[Records from a data source]
^^^^^^^^
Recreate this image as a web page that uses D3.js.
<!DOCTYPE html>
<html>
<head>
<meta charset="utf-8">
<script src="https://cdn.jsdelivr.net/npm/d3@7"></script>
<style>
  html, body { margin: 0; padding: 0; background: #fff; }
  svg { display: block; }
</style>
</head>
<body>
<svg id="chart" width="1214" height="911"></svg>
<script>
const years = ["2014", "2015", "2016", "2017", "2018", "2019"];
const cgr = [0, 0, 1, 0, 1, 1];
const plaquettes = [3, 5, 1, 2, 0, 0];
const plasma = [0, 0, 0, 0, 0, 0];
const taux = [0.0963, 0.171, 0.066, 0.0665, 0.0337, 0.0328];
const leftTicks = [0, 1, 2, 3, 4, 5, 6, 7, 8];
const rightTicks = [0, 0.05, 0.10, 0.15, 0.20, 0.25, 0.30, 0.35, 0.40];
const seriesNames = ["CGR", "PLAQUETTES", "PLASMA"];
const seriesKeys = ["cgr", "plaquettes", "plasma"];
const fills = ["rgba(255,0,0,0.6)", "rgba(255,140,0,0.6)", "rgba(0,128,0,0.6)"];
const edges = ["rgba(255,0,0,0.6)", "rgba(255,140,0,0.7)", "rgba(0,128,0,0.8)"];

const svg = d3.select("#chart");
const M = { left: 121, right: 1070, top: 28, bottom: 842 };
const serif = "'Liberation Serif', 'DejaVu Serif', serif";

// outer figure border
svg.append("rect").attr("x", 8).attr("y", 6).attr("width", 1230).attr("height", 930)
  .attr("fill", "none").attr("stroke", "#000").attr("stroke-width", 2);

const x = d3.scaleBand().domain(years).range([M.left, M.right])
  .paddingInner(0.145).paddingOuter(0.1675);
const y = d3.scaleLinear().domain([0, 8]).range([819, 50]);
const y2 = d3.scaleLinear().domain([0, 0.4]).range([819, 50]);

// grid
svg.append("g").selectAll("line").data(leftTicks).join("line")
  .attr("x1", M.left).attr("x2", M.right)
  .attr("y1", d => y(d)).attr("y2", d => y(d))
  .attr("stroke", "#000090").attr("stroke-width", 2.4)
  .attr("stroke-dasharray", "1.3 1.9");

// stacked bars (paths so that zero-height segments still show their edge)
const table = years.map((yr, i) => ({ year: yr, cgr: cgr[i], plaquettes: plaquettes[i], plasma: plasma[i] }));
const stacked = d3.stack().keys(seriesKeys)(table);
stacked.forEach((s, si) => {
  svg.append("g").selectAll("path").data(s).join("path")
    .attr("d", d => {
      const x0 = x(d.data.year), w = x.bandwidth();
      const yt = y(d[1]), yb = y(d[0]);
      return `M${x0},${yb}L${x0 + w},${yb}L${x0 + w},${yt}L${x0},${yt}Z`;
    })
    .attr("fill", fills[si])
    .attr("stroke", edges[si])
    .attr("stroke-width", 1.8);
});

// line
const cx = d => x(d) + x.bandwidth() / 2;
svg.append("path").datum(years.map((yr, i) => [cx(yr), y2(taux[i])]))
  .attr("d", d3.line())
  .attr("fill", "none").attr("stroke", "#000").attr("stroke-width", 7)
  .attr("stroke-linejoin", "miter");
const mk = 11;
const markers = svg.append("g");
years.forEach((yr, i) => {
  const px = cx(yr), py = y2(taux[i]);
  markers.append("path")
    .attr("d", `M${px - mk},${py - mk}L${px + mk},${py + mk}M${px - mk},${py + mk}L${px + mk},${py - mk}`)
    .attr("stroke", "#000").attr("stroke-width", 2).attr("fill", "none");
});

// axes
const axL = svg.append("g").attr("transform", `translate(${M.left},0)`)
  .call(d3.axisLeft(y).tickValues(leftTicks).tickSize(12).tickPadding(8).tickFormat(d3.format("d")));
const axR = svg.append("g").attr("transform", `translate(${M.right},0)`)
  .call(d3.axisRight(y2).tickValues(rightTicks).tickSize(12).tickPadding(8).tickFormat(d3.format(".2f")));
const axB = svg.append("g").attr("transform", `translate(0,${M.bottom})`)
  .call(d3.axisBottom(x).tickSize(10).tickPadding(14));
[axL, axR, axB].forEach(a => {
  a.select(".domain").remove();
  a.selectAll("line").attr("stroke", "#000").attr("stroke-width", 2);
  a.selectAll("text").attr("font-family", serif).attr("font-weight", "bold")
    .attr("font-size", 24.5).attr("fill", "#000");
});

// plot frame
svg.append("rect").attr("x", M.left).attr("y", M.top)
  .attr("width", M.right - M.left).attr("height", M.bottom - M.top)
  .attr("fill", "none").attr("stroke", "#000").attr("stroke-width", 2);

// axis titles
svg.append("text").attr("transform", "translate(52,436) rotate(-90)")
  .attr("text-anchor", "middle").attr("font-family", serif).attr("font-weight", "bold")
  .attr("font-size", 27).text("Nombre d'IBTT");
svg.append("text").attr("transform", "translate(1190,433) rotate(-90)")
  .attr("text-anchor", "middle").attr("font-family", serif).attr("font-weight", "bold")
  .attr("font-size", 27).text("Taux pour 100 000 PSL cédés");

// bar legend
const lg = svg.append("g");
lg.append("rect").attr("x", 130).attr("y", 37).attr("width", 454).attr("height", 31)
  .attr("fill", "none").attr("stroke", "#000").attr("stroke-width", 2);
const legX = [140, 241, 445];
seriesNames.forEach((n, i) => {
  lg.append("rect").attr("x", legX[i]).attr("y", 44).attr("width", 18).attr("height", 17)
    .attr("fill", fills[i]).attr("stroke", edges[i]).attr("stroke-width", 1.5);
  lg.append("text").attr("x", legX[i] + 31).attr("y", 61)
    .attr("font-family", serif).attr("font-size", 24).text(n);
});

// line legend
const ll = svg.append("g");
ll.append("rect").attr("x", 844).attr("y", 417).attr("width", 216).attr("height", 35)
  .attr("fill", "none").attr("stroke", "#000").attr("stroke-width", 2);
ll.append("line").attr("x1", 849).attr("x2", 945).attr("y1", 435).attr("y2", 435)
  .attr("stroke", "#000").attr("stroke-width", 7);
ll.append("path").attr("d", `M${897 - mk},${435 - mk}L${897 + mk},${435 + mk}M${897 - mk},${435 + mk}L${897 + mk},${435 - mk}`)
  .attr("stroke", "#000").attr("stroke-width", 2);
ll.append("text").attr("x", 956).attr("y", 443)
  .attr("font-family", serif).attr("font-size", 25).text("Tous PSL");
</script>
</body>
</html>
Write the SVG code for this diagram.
^^^^^^^^
STATED TASK
All lines holding the word "this" should be picked out and copied.

EXPECTED ANSWER
Recreate this image as a web page that uses D3.js.
Write the SVG code for this diagram.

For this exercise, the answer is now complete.